What is needed: Find the string "this" and gather every line that holds it.

[Source records]

____________

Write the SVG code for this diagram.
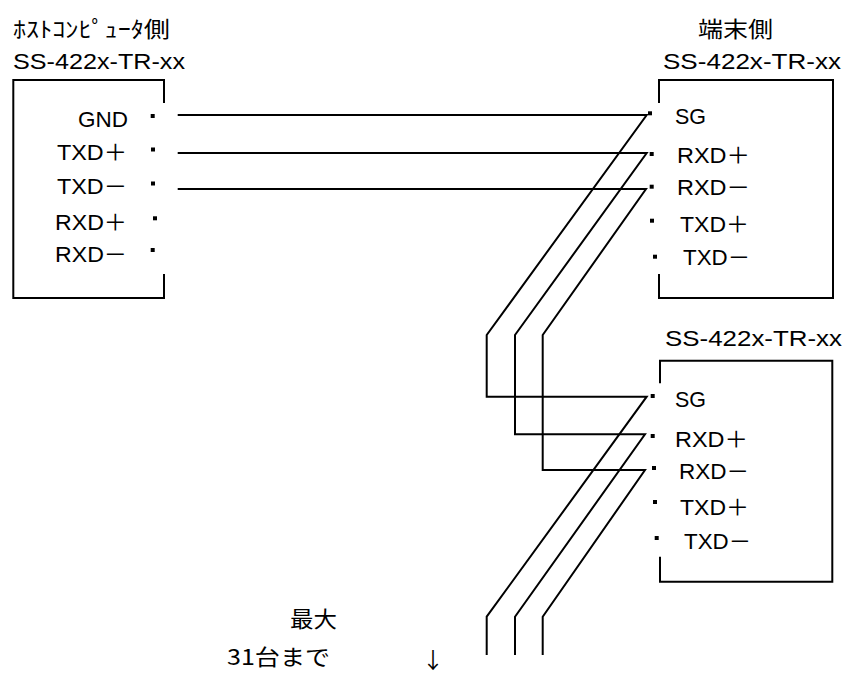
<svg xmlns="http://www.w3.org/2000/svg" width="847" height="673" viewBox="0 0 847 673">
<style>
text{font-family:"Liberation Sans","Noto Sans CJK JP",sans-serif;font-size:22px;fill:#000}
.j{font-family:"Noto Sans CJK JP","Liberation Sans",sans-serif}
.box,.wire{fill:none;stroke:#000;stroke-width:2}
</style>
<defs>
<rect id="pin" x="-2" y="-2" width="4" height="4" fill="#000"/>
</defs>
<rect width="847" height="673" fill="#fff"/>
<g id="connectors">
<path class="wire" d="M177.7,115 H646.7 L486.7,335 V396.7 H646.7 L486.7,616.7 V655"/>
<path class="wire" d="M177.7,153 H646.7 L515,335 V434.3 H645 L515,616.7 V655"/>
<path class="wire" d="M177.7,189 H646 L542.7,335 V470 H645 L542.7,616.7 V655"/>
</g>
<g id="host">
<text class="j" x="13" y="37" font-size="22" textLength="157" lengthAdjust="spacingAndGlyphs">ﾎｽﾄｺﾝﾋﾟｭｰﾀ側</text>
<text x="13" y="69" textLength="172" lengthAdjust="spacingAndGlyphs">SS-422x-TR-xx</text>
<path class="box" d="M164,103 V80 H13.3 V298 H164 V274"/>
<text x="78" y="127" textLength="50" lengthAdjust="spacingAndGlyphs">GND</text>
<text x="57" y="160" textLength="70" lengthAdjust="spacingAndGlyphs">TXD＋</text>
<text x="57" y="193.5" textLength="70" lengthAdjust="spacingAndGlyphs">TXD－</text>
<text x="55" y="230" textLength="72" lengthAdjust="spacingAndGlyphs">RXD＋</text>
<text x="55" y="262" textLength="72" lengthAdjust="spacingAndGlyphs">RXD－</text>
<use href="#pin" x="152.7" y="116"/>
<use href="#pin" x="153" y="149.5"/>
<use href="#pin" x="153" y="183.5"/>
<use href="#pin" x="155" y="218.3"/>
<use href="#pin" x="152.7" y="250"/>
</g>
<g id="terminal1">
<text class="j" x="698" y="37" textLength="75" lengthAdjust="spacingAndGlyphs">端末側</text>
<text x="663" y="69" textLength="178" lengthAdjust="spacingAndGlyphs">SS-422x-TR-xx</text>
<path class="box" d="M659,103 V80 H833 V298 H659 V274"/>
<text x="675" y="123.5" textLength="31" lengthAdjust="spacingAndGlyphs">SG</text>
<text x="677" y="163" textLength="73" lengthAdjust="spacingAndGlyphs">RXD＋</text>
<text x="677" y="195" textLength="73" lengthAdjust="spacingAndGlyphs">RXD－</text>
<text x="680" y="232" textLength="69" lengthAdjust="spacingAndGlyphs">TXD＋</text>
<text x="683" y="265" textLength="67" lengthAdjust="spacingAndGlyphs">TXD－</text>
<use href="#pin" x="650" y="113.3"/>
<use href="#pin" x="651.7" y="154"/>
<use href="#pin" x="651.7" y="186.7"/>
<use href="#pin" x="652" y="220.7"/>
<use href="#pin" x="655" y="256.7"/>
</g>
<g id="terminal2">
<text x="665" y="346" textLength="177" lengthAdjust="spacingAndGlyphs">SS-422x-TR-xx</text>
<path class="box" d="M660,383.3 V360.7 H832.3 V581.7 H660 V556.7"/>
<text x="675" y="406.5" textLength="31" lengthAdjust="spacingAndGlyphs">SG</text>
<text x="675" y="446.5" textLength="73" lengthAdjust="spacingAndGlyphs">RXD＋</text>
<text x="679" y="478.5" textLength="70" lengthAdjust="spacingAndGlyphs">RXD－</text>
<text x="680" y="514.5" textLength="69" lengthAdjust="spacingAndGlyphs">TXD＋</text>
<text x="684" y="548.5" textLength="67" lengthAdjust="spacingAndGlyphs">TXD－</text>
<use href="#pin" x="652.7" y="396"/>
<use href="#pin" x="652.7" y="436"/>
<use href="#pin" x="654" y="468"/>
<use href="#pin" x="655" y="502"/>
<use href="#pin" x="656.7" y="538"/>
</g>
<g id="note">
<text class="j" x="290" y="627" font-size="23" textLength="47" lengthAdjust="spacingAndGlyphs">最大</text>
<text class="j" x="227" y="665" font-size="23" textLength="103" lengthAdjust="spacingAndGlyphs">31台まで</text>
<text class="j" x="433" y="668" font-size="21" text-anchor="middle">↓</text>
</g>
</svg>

____________

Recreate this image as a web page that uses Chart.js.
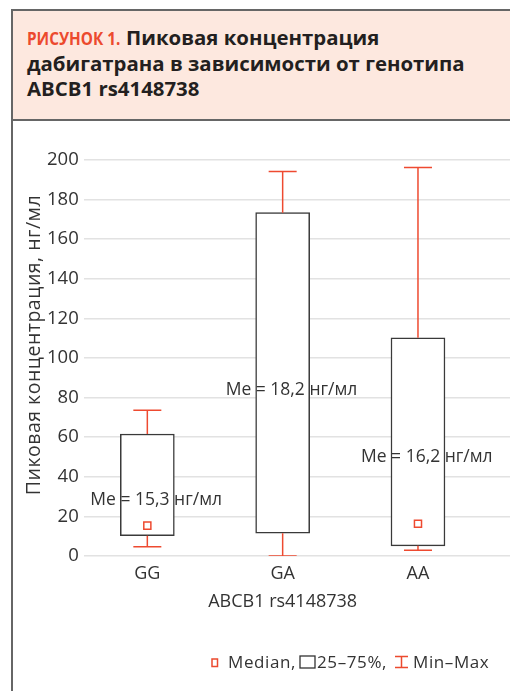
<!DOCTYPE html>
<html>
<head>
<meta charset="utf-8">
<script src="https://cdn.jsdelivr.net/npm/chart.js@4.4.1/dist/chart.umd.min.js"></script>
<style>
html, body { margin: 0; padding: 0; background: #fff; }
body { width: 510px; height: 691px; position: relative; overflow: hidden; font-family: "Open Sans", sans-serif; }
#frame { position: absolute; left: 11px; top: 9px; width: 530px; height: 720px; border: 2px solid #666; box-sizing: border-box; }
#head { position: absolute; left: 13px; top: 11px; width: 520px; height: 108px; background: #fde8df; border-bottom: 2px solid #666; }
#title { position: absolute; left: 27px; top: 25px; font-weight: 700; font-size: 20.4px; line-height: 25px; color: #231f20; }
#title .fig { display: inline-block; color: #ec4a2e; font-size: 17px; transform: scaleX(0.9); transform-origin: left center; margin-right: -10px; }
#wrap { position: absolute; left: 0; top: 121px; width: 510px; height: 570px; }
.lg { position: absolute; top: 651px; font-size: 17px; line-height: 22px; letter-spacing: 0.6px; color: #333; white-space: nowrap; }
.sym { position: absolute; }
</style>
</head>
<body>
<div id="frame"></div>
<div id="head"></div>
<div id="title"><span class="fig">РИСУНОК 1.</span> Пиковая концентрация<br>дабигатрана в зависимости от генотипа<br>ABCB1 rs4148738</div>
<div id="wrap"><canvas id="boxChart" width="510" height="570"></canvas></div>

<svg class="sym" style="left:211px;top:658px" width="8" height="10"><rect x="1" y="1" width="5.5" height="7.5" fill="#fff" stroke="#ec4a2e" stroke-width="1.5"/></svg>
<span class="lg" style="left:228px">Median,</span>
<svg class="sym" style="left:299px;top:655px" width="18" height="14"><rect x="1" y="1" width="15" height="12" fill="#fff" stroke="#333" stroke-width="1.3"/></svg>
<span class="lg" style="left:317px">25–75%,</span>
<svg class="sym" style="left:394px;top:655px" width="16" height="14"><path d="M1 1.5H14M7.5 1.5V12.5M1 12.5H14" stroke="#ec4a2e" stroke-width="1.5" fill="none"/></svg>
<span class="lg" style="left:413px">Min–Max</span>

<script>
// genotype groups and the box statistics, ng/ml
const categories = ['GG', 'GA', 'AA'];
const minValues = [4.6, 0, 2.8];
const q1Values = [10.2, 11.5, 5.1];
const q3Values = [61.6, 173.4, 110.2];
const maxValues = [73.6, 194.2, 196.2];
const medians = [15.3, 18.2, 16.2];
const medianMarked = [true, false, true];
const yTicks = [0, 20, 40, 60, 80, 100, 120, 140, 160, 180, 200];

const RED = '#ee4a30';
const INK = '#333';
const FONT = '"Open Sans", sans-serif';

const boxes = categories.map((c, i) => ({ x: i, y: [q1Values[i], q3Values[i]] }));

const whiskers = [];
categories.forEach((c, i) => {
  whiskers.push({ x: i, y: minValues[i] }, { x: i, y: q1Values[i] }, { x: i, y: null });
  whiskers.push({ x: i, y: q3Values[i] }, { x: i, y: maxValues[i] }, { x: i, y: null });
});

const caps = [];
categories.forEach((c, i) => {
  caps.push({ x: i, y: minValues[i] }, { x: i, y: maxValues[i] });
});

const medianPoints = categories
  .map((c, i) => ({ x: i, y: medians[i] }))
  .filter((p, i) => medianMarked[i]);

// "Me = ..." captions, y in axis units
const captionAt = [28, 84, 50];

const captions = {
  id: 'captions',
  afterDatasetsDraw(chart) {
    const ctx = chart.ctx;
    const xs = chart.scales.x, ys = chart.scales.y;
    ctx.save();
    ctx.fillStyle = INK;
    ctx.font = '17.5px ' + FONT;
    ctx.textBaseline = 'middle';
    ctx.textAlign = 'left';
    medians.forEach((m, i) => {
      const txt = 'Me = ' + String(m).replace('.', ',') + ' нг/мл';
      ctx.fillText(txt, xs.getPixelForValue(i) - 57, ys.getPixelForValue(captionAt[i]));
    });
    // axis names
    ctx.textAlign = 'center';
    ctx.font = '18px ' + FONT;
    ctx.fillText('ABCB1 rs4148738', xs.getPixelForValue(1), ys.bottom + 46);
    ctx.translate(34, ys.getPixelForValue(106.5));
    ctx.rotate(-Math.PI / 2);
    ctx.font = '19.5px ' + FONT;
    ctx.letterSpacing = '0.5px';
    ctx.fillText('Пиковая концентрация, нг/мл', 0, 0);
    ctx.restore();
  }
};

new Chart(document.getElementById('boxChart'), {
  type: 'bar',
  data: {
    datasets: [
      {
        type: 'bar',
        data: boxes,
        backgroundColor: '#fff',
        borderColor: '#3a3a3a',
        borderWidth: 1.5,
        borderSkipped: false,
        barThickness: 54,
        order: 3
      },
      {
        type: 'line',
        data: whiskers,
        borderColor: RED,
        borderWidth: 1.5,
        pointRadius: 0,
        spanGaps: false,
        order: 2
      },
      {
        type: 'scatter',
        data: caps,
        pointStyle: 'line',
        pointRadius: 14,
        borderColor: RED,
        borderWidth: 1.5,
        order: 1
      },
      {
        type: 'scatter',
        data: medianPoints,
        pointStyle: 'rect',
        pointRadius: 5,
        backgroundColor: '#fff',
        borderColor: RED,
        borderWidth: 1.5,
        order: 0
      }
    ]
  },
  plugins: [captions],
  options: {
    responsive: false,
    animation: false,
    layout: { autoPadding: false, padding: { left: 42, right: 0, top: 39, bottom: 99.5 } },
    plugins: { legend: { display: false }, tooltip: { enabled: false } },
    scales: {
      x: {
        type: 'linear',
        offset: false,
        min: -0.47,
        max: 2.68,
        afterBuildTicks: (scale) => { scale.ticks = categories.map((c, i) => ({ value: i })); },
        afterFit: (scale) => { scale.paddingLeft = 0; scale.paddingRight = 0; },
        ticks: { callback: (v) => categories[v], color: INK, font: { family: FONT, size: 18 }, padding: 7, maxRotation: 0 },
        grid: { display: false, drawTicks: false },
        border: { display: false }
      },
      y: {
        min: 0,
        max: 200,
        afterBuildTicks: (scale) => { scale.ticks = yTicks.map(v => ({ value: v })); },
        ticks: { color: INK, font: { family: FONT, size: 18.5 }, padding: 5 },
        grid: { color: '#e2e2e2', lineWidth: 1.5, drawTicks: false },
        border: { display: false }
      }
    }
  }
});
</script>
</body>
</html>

____________

Answer below:
Write the SVG code for this diagram.
Recreate this image as a web page that uses Chart.js.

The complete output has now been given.